EXERCISE TASK: Could you write out the opening lines of the data, word for word, stopping after the line that contains "Chart.register(...registerables);"?
=======
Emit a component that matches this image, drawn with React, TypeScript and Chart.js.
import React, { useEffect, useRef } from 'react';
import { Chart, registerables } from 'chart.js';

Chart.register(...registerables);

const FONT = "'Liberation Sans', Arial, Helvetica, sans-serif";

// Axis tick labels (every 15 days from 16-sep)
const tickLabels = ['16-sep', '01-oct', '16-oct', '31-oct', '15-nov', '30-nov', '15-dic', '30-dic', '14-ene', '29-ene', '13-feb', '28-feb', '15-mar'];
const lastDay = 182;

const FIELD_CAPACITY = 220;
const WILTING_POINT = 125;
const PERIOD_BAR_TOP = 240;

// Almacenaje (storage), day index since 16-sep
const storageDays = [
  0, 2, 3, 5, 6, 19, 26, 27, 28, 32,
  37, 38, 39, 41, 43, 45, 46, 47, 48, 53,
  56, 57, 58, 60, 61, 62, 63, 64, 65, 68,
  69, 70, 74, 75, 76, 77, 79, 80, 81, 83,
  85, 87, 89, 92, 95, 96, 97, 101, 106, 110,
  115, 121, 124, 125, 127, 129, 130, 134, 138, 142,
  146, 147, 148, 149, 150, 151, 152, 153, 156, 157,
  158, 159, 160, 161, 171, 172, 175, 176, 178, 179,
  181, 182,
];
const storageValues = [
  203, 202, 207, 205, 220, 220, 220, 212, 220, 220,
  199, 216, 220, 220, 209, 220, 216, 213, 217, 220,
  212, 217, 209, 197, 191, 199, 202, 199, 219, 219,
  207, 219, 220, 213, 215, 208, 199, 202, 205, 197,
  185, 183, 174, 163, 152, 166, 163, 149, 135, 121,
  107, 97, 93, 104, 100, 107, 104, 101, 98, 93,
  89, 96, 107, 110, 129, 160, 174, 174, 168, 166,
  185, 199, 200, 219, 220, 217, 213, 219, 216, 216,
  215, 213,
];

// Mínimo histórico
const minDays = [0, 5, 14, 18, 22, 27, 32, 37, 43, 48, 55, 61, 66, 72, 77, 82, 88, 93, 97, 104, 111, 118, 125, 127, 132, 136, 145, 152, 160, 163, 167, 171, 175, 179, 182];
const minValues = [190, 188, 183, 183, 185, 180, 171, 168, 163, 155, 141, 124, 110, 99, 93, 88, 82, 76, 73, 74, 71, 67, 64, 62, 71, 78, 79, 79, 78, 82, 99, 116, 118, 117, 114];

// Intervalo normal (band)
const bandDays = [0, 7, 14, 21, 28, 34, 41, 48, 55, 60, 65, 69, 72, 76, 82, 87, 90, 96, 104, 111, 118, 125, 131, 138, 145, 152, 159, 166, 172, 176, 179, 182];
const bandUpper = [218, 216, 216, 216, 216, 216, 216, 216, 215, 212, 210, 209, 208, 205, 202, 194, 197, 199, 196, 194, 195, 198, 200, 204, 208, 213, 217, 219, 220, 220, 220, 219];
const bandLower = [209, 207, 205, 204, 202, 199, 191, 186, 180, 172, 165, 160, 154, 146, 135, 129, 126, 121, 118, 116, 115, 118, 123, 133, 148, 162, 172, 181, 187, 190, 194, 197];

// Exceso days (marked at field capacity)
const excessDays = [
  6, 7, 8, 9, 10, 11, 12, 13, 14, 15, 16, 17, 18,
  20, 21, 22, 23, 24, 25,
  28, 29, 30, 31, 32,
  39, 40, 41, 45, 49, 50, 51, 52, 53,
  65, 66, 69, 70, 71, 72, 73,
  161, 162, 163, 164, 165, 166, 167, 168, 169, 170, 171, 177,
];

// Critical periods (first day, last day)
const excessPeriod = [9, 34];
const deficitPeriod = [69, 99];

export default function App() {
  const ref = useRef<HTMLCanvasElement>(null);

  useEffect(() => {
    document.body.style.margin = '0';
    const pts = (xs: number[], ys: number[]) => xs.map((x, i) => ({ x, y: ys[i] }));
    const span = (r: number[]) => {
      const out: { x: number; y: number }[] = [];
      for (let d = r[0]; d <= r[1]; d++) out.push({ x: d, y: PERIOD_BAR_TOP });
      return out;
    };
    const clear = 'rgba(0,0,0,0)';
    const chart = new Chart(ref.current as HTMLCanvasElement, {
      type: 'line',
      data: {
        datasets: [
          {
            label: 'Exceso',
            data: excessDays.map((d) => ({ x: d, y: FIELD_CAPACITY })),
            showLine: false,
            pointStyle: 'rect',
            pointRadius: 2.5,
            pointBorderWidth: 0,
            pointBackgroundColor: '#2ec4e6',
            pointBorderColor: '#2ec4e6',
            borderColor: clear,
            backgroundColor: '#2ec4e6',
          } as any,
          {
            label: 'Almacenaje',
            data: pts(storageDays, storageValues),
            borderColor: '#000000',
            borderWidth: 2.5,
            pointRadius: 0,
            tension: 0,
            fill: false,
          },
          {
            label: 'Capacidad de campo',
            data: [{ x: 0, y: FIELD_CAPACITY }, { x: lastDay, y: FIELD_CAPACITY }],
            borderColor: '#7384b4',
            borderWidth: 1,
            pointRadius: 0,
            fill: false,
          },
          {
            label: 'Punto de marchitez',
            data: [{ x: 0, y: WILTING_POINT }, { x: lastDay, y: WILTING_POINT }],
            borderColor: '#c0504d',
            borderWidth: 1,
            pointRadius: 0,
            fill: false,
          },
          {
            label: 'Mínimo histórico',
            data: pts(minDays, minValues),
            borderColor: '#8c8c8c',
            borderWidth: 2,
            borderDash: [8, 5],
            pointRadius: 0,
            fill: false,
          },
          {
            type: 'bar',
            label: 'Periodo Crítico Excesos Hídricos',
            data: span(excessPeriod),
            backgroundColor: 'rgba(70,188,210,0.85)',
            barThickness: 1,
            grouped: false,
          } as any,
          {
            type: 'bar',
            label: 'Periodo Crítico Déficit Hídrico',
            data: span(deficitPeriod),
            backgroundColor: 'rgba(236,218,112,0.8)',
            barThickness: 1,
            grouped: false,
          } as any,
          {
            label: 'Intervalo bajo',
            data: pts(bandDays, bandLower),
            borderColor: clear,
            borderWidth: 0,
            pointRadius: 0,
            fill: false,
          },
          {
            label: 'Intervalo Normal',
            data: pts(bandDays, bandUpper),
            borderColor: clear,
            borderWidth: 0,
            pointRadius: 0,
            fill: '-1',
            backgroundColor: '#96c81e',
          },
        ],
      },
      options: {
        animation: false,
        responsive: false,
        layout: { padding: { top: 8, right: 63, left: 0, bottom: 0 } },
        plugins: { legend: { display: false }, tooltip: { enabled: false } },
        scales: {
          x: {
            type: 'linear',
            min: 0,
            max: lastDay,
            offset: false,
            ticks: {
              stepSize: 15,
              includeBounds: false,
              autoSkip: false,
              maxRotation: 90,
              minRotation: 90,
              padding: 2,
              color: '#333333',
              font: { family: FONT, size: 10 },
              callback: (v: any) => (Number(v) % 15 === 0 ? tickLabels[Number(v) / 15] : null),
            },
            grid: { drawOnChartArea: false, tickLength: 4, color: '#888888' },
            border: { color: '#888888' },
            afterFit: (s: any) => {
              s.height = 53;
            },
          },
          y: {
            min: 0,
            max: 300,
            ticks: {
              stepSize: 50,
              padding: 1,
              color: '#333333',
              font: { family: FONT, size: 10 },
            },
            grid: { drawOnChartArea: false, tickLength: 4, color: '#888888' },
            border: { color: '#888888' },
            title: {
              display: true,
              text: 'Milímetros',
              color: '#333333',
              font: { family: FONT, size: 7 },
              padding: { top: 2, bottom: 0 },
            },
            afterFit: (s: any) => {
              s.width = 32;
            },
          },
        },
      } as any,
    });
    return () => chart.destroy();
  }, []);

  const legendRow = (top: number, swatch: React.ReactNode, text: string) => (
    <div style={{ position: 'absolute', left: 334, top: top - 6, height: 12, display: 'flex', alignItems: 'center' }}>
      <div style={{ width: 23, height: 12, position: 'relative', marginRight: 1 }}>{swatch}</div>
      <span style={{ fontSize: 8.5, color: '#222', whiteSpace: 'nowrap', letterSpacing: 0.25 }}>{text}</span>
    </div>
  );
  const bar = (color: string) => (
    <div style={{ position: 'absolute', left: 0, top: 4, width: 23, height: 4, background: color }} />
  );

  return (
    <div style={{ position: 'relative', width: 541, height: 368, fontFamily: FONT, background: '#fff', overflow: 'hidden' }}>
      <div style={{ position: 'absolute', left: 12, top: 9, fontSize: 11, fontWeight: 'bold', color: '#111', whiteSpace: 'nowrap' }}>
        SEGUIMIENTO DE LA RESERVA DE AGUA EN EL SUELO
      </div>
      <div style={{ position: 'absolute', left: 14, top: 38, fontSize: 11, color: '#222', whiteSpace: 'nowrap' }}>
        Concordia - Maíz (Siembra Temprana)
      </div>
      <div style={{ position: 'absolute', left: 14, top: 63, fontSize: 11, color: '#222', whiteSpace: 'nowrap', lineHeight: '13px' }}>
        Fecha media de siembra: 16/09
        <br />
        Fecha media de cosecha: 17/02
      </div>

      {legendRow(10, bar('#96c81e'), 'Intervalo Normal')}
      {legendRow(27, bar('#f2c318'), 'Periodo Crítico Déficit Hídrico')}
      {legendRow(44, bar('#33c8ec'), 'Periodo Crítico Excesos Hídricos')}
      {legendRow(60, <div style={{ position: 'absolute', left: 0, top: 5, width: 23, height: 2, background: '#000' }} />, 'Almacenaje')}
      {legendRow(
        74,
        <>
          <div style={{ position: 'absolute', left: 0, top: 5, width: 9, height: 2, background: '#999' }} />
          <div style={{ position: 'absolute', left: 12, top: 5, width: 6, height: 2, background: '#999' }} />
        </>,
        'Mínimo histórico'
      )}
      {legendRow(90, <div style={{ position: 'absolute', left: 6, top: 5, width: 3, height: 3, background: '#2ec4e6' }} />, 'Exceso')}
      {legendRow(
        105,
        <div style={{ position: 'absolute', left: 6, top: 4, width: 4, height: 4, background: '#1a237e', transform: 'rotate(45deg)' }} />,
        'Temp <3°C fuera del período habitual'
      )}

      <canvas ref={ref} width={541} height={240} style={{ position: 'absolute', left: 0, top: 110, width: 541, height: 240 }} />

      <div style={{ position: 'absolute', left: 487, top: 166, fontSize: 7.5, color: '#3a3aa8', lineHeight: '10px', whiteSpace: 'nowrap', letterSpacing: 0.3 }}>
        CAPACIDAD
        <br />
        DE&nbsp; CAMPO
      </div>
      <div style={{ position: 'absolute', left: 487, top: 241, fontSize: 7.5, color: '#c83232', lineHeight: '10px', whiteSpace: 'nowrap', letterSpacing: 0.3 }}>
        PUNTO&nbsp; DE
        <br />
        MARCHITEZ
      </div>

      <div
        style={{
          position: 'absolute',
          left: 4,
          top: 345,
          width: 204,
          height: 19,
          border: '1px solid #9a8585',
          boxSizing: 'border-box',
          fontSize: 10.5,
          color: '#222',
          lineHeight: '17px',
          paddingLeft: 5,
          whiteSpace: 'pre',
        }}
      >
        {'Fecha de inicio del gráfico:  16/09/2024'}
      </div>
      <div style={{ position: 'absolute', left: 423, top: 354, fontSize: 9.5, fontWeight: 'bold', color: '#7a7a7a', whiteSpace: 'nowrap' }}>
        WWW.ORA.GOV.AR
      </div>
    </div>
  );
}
=======
TASK OUTPUT:
Emit a component that matches this image, drawn with React, TypeScript and Chart.js.
import React, { useEffect, useRef } from 'react';
import { Chart, registerables } from 'chart.js';

Chart.register(...registerables);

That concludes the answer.